One of the things I love about Montana is that Lewis and Clark spent alot of time here. I try to imagine what they saw. The part of the Missouri we walked along is very wide and without much rock to interfere with boating. However, this is the Great Falls region which the Indians warned the voyageurs about; seven waterfalls in all. They had to portage through this whole area. I think it was three massive pirogues–I’ve seen a replica at the interpretive center–hauled by men over the rolling hills I love so much. Somehow, I doubt the Corps of Discovery loved this landscape. At least not during the day when they were trying to traverse it. But I do hope that each of them was able to take a break at the end of the day and appreciate the landscape around them. As far an anybody knows, they were the first whites here. I would like to think they fell in love too.

Walking is definitely a better way to get a sense of what Lewis and Clark experienced than driving in a car. The wind in your face, the sun burning down, the reality of the ground under your feet (rocky, irregular), the mosquitoes. It was not glamorous. But man, to be able to see this country, before it was tamed, that would be worth alot of hardship–to me, anyway. So we three hikers lumbered down the trail, sunscreened, insected-repellented and hatted. Hats and water bottles were probably the only equipment we shared with Lewis and Clark.

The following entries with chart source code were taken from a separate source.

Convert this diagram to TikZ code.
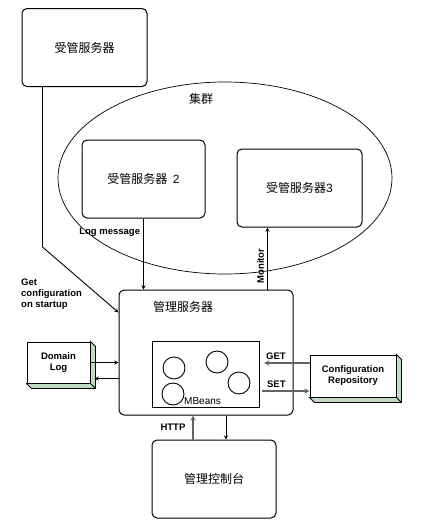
\documentclass[tikz,border=0pt]{standalone}
\usepackage{fontspec}
\setmainfont{Liberation Sans}
\newfontfamily\cjk{Noto Sans CJK SC}
\usepackage{xcolor}
\usetikzlibrary{shapes,arrows,positioning,fit,backgrounds,calc}
\definecolor{shadegreen}{RGB}{192,220,192}
\definecolor{linegray}{RGB}{100,100,100}

\begin{document}
\begin{tikzpicture}[
    x=1pt, y=-1pt,
    server/.style={rectangle, rounded corners=5pt, draw=black, line width=1pt, fill=white, minimum width=125pt, minimum height=78pt, inner sep=0pt, font=\cjk\fontsize{12}{14}\selectfont},
    cluster/.style={ellipse, draw=black, line width=0.7pt, minimum width=334pt, minimum height=192pt},
    beanbox/.style={rectangle, draw=black, line width=1.3pt, fill=white, minimum width=107pt, minimum height=66pt},
    bean/.style={circle, draw=black, line width=0.9pt, minimum size=22pt, inner sep=0pt},
    store/.style={rectangle, draw=black, line width=1pt, fill=white, align=center, inner sep=0pt, font=\fontsize{9.5}{11}\selectfont\bfseries},
    cjklabel/.style={font=\cjk\fontsize{12}{14}\selectfont},
    tag/.style={font=\fontsize{9.5}{11}\selectfont\bfseries, inner sep=3pt, text=black},
    arrow/.style={->, >=stealth, line width=0.9pt},
    grayarrow/.style={->, >=stealth, line width=1.3pt, color=linegray},
]
\useasboundingbox (0,0) rectangle (428,528);

% Cluster
\node[cluster] (cluster) at (225,178) {};
\node[cjklabel] (clusterlbl) at (201,99) {集群};

% Managed servers
\node[server] (ms1) at (84.5,47.5) {受管服务器};
\node[server, minimum width=123pt] (ms2) at (143.5,179) {受管服务器\ \ \fontspec{Liberation Sans}2};
\node[server] (ms3) at (299.5,188) {受管服务器\fontspec{Liberation Sans}3};

% Admin server with MBeans
\node[server, minimum width=174pt, minimum height=125pt] (mgr) at (206,352.5) {};
\node[cjklabel] (mgrtitle) at (183,307) {管理服务器};
\node[beanbox] (mbeans) at (206,374.5) {};
\node[bean] (bean1) at (174,368) {};
\node[bean] (bean2) at (217,362) {};
\node[bean] (bean3) at (239,383) {};
\node[bean] (bean4) at (173,394) {};
\node[anchor=west, inner sep=0pt, font=\fontsize{10}{12}\selectfont] (mbeanslbl) at (184,401) {MBeans};

% Admin console
\node[server, minimum width=124pt] (console) at (214,479) {管理控制台};

% Domain log and repository
\node[store, minimum width=63pt, minimum height=41pt] (dlog) at (58.5,362.5) {Domain\\Log};
\filldraw[fill=shadegreen, draw=black, line width=0.8pt] (dlog.north east) -- ++(5,5) -- ($(dlog.south east)+(5,5)$) -- ($(dlog.south west)+(5,5)$) -- (dlog.south west) -- (dlog.south east) -- cycle;
\draw[line width=0.8pt] (dlog.south east) -- ++(5,5);

\node[store, minimum width=86pt, minimum height=42pt] (cfg) at (353,376) {Configuration\\Repository};
\filldraw[fill=shadegreen, draw=black, line width=0.8pt] (cfg.north east) -- ++(5,5) -- ($(cfg.south east)+(5,5)$) -- ($(cfg.south west)+(5,5)$) -- (cfg.south west) -- (cfg.south east) -- cycle;
\draw[line width=0.8pt] (cfg.south east) -- ++(5,5);

% Arrows - servers to admin server
\draw[arrow] ($(ms1.south west)+(21,0)$) -- ++(0,160) -- ($(mgr.north west)+(0,23)$);
\node[tag, anchor=west, align=left] (getcfg) at (18,294) {Get\\configuration\\on startup};
\draw[arrow] (ms2.south) -- node[tag, pos=0.2, left] {Log message} (ms2.south |- mgr.north);
\coordinate (montop) at ($(ms3.south west)+(31,0)$);
\draw[arrow] (montop |- mgr.north) -- node[tag, pos=0.38, above, sloped] {Monitor} (montop);

% Arrows - domain log
\draw[arrow] (dlog.east) -- (dlog.east -| mgr.west);
\draw[arrow] ($(dlog.east -| mgr.west)+(0,16)$) -- ($(dlog.east)+(4,16)$);

% Arrows - repository
\draw[grayarrow] ($(cfg.west)+(0,-13)$) -- node[tag, pos=0.74, above] {GET} ($(mbeans.east |- cfg.west)+(4,-13)$);
\draw[grayarrow] ($(mbeans.east |- cfg.west)+(2,15)$) -- node[tag, pos=0.3, above] {SET} ($(cfg.west)+(0,15)$);

% Arrows - console
\draw[grayarrow] ($(console.north)+(-21,0)$) -- node[tag, left=4pt] {HTTP} ($(console.north |- mgr.south)+(-21,0)$);
\draw[arrow] ($(mgr.south)+(20,0)$) -- ($(mgr.south |- console.north)+(20,0)$);

\end{tikzpicture}
\end{document}
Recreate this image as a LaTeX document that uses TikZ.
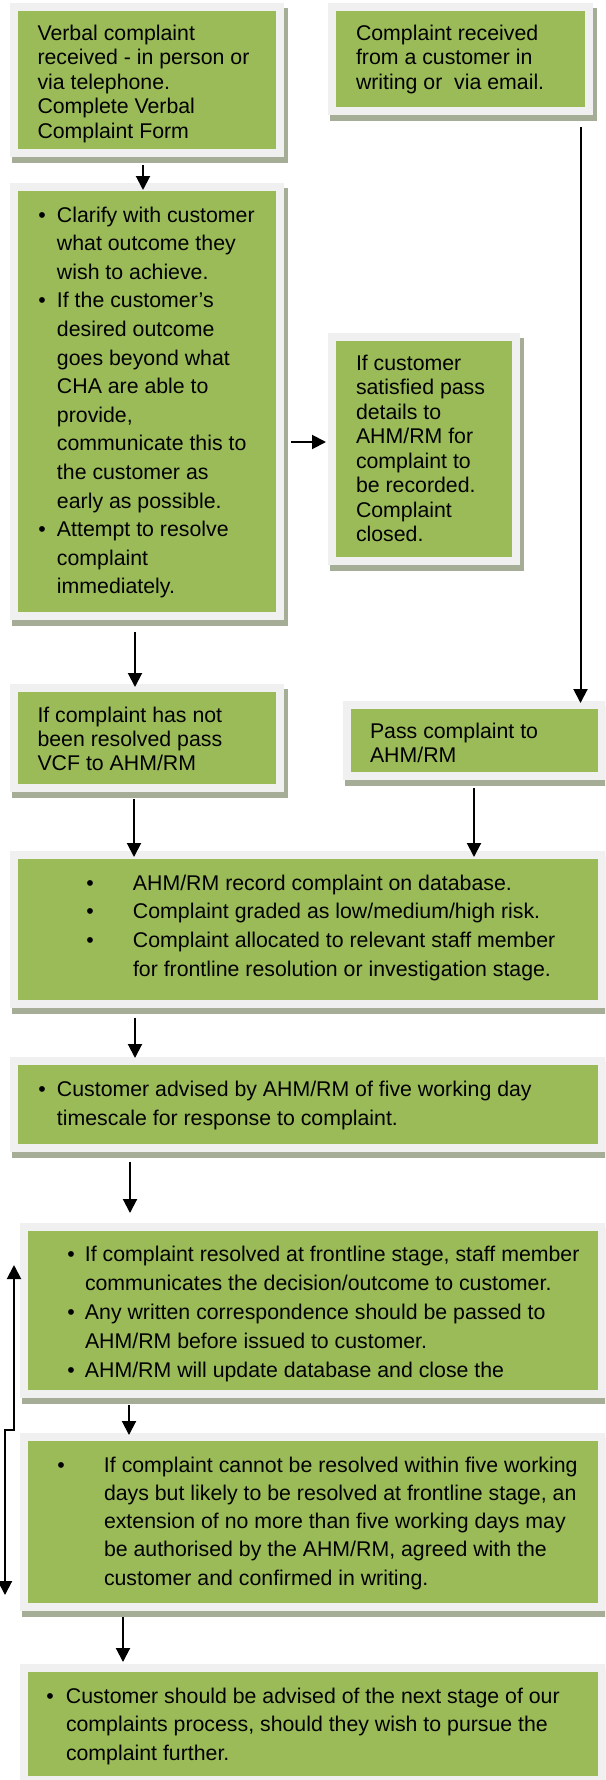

There are people who oppose damming rivers. I understand the objections; tampering with the natural order of things, interfering with wildlife habitat and so on. There are also the aesthetic considerations; I have never seen a beautiful dam. The Cochran Dam is built on the Cochran Falls and it is a shame that such a natural beauty had to be covered up. But, there is a big upside and that is the power being generated. In this age of global warming, a dam is a welcome sight to me. It represents a form of energy which does not create greenhouse gases and no one can complain about that.

The day we hikedWe made it!, the entire flow of the Missouri was going over the dam, looking like a great, man-made waterfall. It was very dramatic. Even a little majestic, if you will allow me. The spray on the south side cooled us weary hikers and reenergized us for the return trip. The noise was such that we had to yell at each other to be heard. Keep in mind, the Missouri has been at flood stage for weeks now, so this is alot of water! Miranda asked why it was brown. I could honestly say that it was mud from the flooding. Though there was some foam which was unmistakably pollution.

As you can see from the photo, we made it. Miranda hiked probably two miles and I hauled the rest. Chris graciously carried my very heavy backpack for me! I needn’t have brought the variety of snacks as Miranda survived on the banana muffins. I brought six, two for each of us. She ate four. Lewis and Clark would have loved them too.

The walk back featured a little more whining than the way out. I’m guessing Miranda walked a little more than a mile. Unfortunately, she took a spill about 150 yards from the car and got raspberries on her hand and knee. I’m afraid that spoiled her day for her. She has had so few injuries, this was possibly her worst to date. Not much blood, but scraped up skin burns so. I felt awful but wished for the days when she didn’t notice she was bleeding.

Lewis and Clark, and Pompei Charbenneau (Sacajewea’s son) would have been proud of her, I think. She wondered at flowers and bugs, marveled at the falls and hiked a remarkable distance for one of her age and size. I thoroughly enjoyed the day and hope to spend many more  in the years to come on my Montana get-aways. The Great Falls River Trail System is a gem which should be treasured.

(Here, Miranda holds one of her favorite things, a stick. She soon caught an ant on it and asked him what he was doing. The ant later bit her. Luckily, it was black, not red, so the bite was just a quick reminder not to pick up insects.)